─── Information shown ───

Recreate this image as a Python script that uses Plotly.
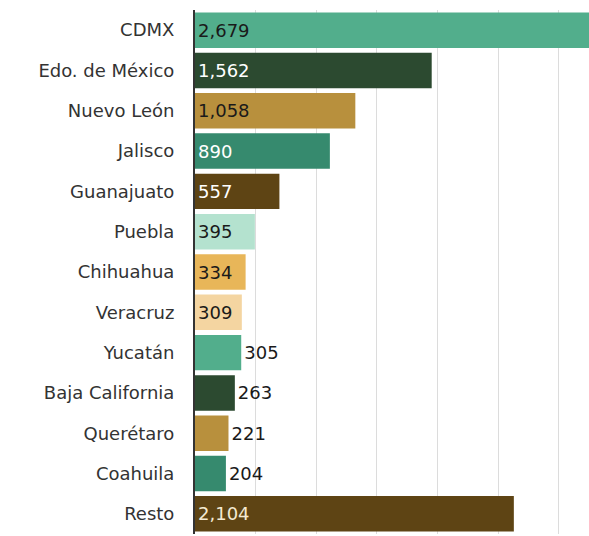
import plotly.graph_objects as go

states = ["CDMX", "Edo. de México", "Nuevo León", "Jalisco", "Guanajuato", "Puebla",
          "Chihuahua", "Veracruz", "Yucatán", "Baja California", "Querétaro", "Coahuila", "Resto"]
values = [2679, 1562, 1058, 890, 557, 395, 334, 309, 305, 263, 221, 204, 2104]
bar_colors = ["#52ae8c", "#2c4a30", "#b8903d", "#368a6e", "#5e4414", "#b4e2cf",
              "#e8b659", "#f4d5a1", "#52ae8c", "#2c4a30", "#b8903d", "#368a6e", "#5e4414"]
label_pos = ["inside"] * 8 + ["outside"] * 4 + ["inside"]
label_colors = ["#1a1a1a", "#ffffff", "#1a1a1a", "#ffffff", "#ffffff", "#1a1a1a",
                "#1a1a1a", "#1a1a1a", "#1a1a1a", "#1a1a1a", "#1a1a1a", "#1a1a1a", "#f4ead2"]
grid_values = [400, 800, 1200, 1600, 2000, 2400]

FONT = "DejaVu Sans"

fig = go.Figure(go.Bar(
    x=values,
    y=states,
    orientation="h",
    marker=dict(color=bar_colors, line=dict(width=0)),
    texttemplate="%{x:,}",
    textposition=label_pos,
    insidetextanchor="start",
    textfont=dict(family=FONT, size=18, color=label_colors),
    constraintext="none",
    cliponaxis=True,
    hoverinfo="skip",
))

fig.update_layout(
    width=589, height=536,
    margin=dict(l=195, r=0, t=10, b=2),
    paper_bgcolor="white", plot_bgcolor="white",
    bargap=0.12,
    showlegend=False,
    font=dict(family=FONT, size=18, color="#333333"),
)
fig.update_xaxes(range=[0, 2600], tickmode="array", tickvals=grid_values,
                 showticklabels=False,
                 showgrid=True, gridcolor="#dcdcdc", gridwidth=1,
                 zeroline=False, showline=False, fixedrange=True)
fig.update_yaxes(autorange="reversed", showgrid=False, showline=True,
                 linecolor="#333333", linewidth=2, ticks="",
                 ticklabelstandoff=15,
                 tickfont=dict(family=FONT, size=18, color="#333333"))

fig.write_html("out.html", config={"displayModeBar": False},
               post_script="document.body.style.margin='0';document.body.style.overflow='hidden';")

───

Directions for this task ->
Omit the pictures, then repeat exactly each line from the beginning of the listing through the line with "import plotly.graph_objects as go".

Result below ->
Recreate this image as a Python script that uses Plotly.
import plotly.graph_objects as go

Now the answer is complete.